Collection entries:

++++

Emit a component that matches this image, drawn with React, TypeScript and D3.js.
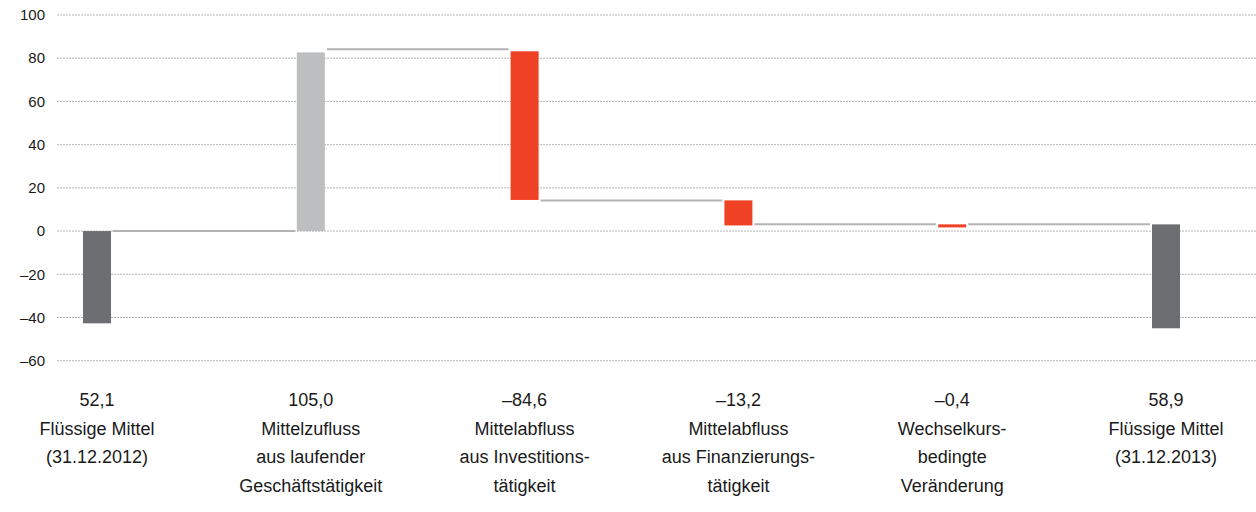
import React, { useEffect } from 'react';
import * as d3 from 'd3';

// waterfall: Kapitalflussrechnung (Mio. EUR)
const categories = ['fm2012', 'zufluss', 'invest', 'finanz', 'fx', 'fm2013'];
const valueLabels = ['52,1', '105,0', '\u201384,6', '\u201313,2', '\u20130,4', '58,9'];
const nameLines = [
  ['Flüssige Mittel', '(31.12.2012)'],
  ['Mittelzufluss', 'aus laufender', 'Geschäftstätigkeit'],
  ['Mittelabfluss', 'aus Investitions-', 'tätigkeit'],
  ['Mittelabfluss', 'aus Finanzierungs-', 'tätigkeit'],
  ['Wechselkurs-', 'bedingte', 'Veränderung'],
  ['Flüssige Mittel', '(31.12.2013)'],
];
// bar extents as drawn in the picture
const barFrom = [0, 0, 83.2, 14.2, 3.1, 3.1];
const barTo = [-42.7, 82.7, 14.4, 2.6, 1.7, -45];
const barKind = ['total', 'plus', 'minus', 'minus', 'minus', 'total'];
const connectorLevels = [0, 84.1, 14.2, 3.1, 3.1];
const yTicks = [100, 80, 60, 40, 20, 0, -20, -40, -60];

const colors: Record<string, string> = {
  total: '#6d6e71',
  plus: '#bcbec0',
  minus: '#ef4123',
};

const W = 1256;
const H = 512;
const FONT = '"Liberation Sans", Arial, Helvetica, sans-serif';

export default function App() {
  useEffect(() => {
    document.body.style.margin = '0';
  }, []);

  const x = d3.scalePoint<string>().domain(categories).range([97, 1166]);
  const y = d3.scaleLinear().domain([-60, 100]).range([360.7, 15]);
  const barW = 28;
  const fmt = (v: number) => (v < 0 ? '\u2013' + Math.abs(v) : String(v));

  return (
    <svg width={W} height={H} style={{ display: 'block', fontFamily: FONT }}>
      <g>
        {yTicks.map((t) => (
          <g key={t}>
            <line
              x1={57}
              x2={W}
              y1={y(t)}
              y2={y(t)}
              stroke="#b5b5b5"
              strokeWidth={1}
              strokeDasharray="2,1"
            />
            <text x={45} y={y(t)} dy="0.35em" textAnchor="end" fontSize={15} fill="#1a1a1a">
              {fmt(t)}
            </text>
          </g>
        ))}
      </g>
      <g>
        {connectorLevels.map((lv, i) => (
          <line
            key={i}
            x1={x(categories[i])! + barW / 2 + 2}
            x2={x(categories[i + 1])! - barW / 2 - 2}
            y1={y(lv)}
            y2={y(lv)}
            stroke="#b3b3b3"
            strokeWidth={2}
          />
        ))}
      </g>
      <g>
        {categories.map((c, i) => {
          const y0 = y(Math.max(barFrom[i], barTo[i]));
          const y1 = y(Math.min(barFrom[i], barTo[i]));
          return (
            <rect
              key={c}
              x={x(c)! - barW / 2}
              y={y0}
              width={barW}
              height={y1 - y0}
              fill={colors[barKind[i]]}
            />
          );
        })}
      </g>
      <g fontSize={18} fill="#1a1a1a" textAnchor="middle">
        {categories.map((c, i) => (
          <text key={c} x={x(c)!} y={406}>
            <tspan x={x(c)!}>{valueLabels[i]}</tspan>
            {nameLines[i].map((ln, j) => (
              <tspan key={j} x={x(c)!} y={406 + 28.5 * (j + 1)}>
                {ln}
              </tspan>
            ))}
          </text>
        ))}
      </g>
    </svg>
  );
}
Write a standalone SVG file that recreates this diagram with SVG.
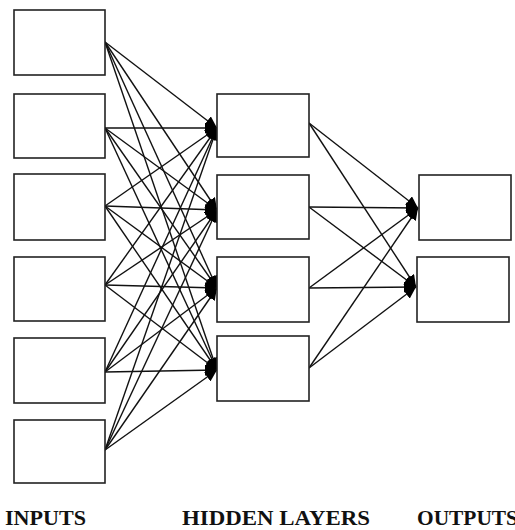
<svg xmlns="http://www.w3.org/2000/svg" width="515" height="530" viewBox="0 0 515 530">
<style>
.box{fill:#fff;stroke:#222;stroke-width:1.6}
.edge{stroke:#111;stroke-width:1.4;fill:none;marker-end:url(#ah)}
.lbl{font-family:"Liberation Serif","Times New Roman",serif;font-weight:bold;font-size:21px;fill:#111}
</style>
<defs>
<marker id="ah" markerUnits="userSpaceOnUse" markerWidth="13" markerHeight="11" refX="12" refY="5.5" orient="auto">
<path d="M0,0 L12,5.5 L0,11 z" fill="#000"/>
</marker>
</defs>
<rect width="515" height="530" fill="#fff"/>
<g id="connectors">
<line class="edge" x1="105" y1="42" x2="217" y2="128"/>
<line class="edge" x1="105" y1="42" x2="217" y2="210"/>
<line class="edge" x1="105" y1="42" x2="217" y2="288"/>
<line class="edge" x1="105" y1="42" x2="217" y2="370"/>
<line class="edge" x1="105" y1="128" x2="217" y2="128"/>
<line class="edge" x1="105" y1="128" x2="217" y2="210"/>
<line class="edge" x1="105" y1="128" x2="217" y2="288"/>
<line class="edge" x1="105" y1="128" x2="217" y2="370"/>
<line class="edge" x1="105" y1="206" x2="217" y2="128"/>
<line class="edge" x1="105" y1="206" x2="217" y2="210"/>
<line class="edge" x1="105" y1="206" x2="217" y2="288"/>
<line class="edge" x1="105" y1="206" x2="217" y2="370"/>
<line class="edge" x1="105" y1="285" x2="217" y2="128"/>
<line class="edge" x1="105" y1="285" x2="217" y2="210"/>
<line class="edge" x1="105" y1="285" x2="217" y2="288"/>
<line class="edge" x1="105" y1="285" x2="217" y2="370"/>
<line class="edge" x1="105" y1="372" x2="217" y2="128"/>
<line class="edge" x1="105" y1="372" x2="217" y2="210"/>
<line class="edge" x1="105" y1="372" x2="217" y2="288"/>
<line class="edge" x1="105" y1="372" x2="217" y2="370"/>
<line class="edge" x1="105" y1="450" x2="217" y2="128"/>
<line class="edge" x1="105" y1="450" x2="217" y2="210"/>
<line class="edge" x1="105" y1="450" x2="217" y2="288"/>
<line class="edge" x1="105" y1="450" x2="217" y2="370"/>
<line class="edge" x1="309" y1="123" x2="418" y2="208"/>
<line class="edge" x1="309" y1="123" x2="416" y2="287"/>
<line class="edge" x1="309" y1="207" x2="418" y2="208"/>
<line class="edge" x1="309" y1="207" x2="416" y2="287"/>
<line class="edge" x1="309" y1="288" x2="418" y2="208"/>
<line class="edge" x1="309" y1="288" x2="416" y2="287"/>
<line class="edge" x1="309" y1="368" x2="418" y2="208"/>
<line class="edge" x1="309" y1="368" x2="416" y2="287"/>
</g>
<g id="in1"><rect class="box" x="14" y="10" width="91" height="65"/></g>
<g id="in2"><rect class="box" x="14" y="94" width="91" height="64"/></g>
<g id="in3"><rect class="box" x="14" y="174" width="91" height="66"/></g>
<g id="in4"><rect class="box" x="14" y="257" width="91" height="64"/></g>
<g id="in5"><rect class="box" x="14" y="338" width="91" height="65"/></g>
<g id="in6"><rect class="box" x="14" y="420" width="91" height="63"/></g>
<g id="h1"><rect class="box" x="217" y="94" width="92" height="63"/></g>
<g id="h2"><rect class="box" x="217" y="175" width="92" height="64"/></g>
<g id="h3"><rect class="box" x="217" y="257" width="92" height="65"/></g>
<g id="h4"><rect class="box" x="217" y="336" width="92" height="65"/></g>
<g id="o1"><rect class="box" x="419" y="175" width="92" height="65"/></g>
<g id="o2"><rect class="box" x="417" y="257" width="92" height="65"/></g>
<g id="labels">
<text class="lbl" x="5" y="525" textLength="81" lengthAdjust="spacingAndGlyphs">INPUTS</text>
<text class="lbl" x="182" y="525" textLength="188" lengthAdjust="spacingAndGlyphs">HIDDEN LAYERS</text>
<text class="lbl" x="417" y="525" textLength="101" lengthAdjust="spacingAndGlyphs">OUTPUTS</text>
</g>
</svg>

++++

__Directions__.
Repeat the lines of the listing above verbatim, beginning at its first line and ending at the line containing "const fmt = (v: number)", which is included. Omit pictures.

__Reply__.
Emit a component that matches this image, drawn with React, TypeScript and D3.js.
import React, { useEffect } from 'react';
import * as d3 from 'd3';

// waterfall: Kapitalflussrechnung (Mio. EUR)
const categories = ['fm2012', 'zufluss', 'invest', 'finanz', 'fx', 'fm2013'];
const valueLabels = ['52,1', '105,0', '\u201384,6', '\u201313,2', '\u20130,4', '58,9'];
const nameLines = [
  ['Flüssige Mittel', '(31.12.2012)'],
  ['Mittelzufluss', 'aus laufender', 'Geschäftstätigkeit'],
  ['Mittelabfluss', 'aus Investitions-', 'tätigkeit'],
  ['Mittelabfluss', 'aus Finanzierungs-', 'tätigkeit'],
  ['Wechselkurs-', 'bedingte', 'Veränderung'],
  ['Flüssige Mittel', '(31.12.2013)'],
];
// bar extents as drawn in the picture
const barFrom = [0, 0, 83.2, 14.2, 3.1, 3.1];
const barTo = [-42.7, 82.7, 14.4, 2.6, 1.7, -45];
const barKind = ['total', 'plus', 'minus', 'minus', 'minus', 'total'];
const connectorLevels = [0, 84.1, 14.2, 3.1, 3.1];
const yTicks = [100, 80, 60, 40, 20, 0, -20, -40, -60];

const colors: Record<string, string> = {
  total: '#6d6e71',
  plus: '#bcbec0',
  minus: '#ef4123',
};

const W = 1256;
const H = 512;
const FONT = '"Liberation Sans", Arial, Helvetica, sans-serif';

export default function App() {
  useEffect(() => {
    document.body.style.margin = '0';
  }, []);

  const x = d3.scalePoint<string>().domain(categories).range([97, 1166]);
  const y = d3.scaleLinear().domain([-60, 100]).range([360.7, 15]);
  const barW = 28;
  const fmt = (v: number) => (v < 0 ? '\u2013' + Math.abs(v) : String(v));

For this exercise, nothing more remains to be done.